What to do -
Omit the pictures and print exactly the lines of the listing below, starting at the first and ending at the line containing "WHITE, PALE, BLACK, GREY, LIGHT".

Provided material -
====
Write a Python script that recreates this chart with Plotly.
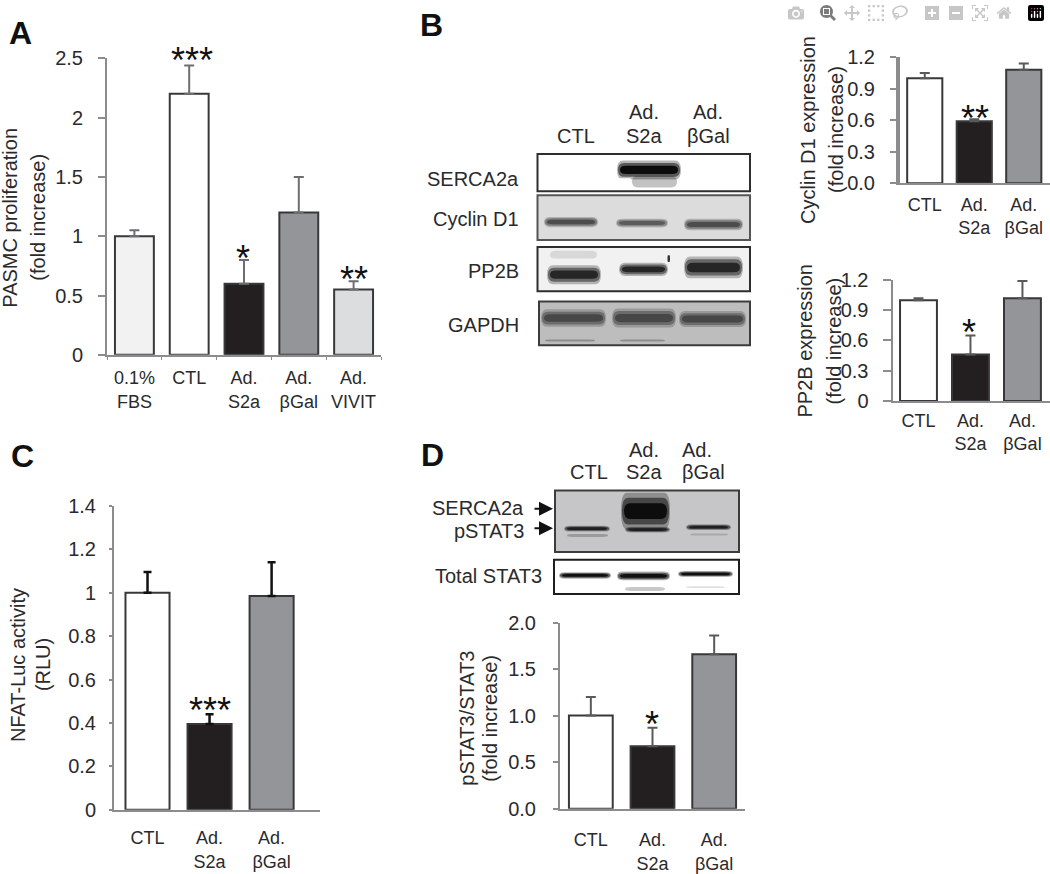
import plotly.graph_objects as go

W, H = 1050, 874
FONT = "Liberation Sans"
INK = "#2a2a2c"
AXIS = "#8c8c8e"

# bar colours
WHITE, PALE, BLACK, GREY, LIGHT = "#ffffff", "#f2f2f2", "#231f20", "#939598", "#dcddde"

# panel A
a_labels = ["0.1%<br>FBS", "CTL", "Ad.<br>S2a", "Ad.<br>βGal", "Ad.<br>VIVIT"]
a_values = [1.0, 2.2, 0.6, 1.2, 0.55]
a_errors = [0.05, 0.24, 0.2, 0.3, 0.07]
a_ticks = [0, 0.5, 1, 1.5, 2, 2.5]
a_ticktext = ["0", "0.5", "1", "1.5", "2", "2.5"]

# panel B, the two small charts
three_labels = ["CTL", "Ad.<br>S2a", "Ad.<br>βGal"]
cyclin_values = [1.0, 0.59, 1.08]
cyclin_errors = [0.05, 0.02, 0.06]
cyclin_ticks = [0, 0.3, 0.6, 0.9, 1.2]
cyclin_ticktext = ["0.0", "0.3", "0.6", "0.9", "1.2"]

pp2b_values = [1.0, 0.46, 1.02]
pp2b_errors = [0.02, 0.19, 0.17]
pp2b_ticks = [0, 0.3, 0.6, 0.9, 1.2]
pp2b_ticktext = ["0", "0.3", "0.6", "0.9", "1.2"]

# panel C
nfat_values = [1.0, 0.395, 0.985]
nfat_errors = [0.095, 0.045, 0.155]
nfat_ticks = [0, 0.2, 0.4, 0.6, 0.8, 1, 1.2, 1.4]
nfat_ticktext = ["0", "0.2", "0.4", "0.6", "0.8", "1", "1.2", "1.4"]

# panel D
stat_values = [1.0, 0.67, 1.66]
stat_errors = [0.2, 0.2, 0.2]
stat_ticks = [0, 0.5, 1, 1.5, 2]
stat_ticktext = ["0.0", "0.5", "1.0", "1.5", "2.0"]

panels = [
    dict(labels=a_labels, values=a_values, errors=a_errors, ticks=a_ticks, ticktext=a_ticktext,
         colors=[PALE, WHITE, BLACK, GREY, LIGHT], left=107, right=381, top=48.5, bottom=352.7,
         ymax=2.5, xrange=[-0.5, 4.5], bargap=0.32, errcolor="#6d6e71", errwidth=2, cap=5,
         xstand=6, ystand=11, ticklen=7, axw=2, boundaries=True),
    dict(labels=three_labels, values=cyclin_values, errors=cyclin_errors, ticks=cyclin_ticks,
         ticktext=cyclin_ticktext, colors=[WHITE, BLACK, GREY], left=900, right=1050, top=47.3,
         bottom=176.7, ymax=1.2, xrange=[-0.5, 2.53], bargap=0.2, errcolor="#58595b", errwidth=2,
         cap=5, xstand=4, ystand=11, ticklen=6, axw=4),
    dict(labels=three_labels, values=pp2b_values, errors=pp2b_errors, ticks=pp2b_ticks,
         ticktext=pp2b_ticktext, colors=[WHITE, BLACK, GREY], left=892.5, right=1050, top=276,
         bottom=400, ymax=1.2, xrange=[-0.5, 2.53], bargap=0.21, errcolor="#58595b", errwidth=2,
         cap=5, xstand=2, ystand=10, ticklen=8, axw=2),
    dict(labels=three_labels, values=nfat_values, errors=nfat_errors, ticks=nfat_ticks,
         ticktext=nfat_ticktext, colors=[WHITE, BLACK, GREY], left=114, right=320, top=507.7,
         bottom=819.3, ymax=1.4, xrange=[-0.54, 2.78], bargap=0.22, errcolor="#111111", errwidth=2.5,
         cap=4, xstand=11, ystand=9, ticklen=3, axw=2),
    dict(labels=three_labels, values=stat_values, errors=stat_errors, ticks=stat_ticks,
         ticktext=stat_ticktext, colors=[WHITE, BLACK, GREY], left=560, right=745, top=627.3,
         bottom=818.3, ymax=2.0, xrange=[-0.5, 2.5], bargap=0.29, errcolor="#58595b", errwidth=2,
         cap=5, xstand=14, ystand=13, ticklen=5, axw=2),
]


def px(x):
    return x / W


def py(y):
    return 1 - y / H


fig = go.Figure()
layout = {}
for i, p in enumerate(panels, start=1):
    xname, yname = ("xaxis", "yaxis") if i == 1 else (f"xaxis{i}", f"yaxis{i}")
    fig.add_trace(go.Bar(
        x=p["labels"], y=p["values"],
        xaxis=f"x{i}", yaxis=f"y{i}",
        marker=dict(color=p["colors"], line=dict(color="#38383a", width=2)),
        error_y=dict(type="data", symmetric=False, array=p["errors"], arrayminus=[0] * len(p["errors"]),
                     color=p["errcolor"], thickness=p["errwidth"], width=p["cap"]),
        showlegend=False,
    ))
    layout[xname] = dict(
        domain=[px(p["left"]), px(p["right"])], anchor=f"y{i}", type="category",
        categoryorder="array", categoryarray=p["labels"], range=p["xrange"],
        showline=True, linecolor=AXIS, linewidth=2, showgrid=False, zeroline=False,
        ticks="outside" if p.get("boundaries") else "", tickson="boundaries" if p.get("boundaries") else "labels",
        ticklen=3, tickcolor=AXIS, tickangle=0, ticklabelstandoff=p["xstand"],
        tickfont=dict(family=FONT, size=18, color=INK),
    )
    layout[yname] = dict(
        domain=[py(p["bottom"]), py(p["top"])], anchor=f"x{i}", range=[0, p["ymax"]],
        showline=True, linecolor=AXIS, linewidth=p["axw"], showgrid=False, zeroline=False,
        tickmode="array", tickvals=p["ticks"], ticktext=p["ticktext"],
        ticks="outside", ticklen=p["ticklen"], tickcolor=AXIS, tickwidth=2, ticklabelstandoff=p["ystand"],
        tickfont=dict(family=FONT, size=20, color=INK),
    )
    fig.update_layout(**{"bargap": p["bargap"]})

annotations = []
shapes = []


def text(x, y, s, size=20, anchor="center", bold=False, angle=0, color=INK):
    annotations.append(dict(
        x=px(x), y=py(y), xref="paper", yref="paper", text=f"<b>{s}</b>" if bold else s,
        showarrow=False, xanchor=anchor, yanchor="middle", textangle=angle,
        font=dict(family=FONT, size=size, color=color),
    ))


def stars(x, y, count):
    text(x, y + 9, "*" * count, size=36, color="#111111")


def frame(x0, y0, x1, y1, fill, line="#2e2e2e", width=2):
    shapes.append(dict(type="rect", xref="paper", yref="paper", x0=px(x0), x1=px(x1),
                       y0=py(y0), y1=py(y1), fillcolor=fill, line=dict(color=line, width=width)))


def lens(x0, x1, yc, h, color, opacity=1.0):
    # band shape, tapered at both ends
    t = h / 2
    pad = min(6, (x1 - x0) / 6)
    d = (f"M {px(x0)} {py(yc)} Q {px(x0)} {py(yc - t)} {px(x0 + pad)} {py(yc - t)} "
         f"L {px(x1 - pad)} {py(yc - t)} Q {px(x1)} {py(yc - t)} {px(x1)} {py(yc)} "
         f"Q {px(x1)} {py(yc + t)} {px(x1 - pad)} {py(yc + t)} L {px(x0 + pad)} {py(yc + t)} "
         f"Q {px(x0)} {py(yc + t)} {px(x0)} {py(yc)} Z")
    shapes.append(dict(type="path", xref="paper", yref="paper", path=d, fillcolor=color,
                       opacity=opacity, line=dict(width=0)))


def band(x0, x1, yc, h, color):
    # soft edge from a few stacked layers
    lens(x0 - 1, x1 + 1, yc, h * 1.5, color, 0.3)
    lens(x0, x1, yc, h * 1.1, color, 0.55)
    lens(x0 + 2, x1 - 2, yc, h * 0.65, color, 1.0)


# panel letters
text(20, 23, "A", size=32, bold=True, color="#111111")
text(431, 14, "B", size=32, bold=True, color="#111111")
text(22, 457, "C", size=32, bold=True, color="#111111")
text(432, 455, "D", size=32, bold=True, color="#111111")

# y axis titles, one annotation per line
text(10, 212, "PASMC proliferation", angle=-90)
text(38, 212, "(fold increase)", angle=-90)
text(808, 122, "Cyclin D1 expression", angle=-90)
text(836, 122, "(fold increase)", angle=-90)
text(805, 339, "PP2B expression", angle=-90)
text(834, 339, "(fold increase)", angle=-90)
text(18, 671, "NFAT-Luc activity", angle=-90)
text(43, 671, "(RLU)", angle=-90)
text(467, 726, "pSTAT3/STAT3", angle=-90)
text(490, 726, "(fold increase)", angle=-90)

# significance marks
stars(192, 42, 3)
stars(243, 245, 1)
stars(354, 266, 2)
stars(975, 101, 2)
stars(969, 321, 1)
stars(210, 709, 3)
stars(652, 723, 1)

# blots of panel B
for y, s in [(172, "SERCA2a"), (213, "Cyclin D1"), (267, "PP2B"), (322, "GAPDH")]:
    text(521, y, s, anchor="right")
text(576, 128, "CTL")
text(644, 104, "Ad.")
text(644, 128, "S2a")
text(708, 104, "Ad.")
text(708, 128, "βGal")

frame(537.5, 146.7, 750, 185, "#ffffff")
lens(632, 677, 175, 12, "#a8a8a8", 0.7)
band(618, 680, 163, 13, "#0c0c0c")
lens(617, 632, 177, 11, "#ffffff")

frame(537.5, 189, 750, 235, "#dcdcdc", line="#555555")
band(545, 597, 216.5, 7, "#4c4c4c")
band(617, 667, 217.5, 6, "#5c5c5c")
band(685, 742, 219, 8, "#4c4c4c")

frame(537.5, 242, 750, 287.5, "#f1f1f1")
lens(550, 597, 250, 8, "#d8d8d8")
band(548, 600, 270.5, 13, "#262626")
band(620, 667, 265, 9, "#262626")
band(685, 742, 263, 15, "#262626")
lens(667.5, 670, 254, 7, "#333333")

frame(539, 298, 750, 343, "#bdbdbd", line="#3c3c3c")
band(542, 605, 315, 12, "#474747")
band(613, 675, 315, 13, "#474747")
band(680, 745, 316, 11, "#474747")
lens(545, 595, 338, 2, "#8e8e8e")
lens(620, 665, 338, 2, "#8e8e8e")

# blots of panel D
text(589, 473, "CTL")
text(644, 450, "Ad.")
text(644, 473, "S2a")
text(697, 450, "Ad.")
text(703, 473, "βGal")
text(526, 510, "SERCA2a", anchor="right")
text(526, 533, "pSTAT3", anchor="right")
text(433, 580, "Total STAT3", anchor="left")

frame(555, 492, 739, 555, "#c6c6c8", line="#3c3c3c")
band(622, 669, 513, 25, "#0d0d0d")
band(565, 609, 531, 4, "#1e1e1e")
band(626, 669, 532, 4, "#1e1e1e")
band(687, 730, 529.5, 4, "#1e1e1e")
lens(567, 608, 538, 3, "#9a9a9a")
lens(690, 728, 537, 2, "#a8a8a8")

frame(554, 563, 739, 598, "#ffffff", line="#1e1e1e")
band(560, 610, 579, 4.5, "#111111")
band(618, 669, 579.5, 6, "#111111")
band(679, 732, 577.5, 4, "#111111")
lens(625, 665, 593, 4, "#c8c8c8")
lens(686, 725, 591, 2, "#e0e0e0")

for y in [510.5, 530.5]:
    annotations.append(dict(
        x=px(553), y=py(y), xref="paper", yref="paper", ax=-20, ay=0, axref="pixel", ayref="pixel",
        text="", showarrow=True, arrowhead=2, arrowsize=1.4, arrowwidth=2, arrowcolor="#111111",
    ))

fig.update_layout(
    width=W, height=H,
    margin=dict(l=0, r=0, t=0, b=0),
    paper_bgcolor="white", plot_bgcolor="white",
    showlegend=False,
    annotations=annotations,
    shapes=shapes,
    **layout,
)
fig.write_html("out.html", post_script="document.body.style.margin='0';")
====
Solution to this exercise -
Write a Python script that recreates this chart with Plotly.
import plotly.graph_objects as go

W, H = 1050, 874
FONT = "Liberation Sans"
INK = "#2a2a2c"
AXIS = "#8c8c8e"

# bar colours
WHITE, PALE, BLACK, GREY, LIGHT = "#ffffff", "#f2f2f2", "#231f20", "#939598", "#dcddde"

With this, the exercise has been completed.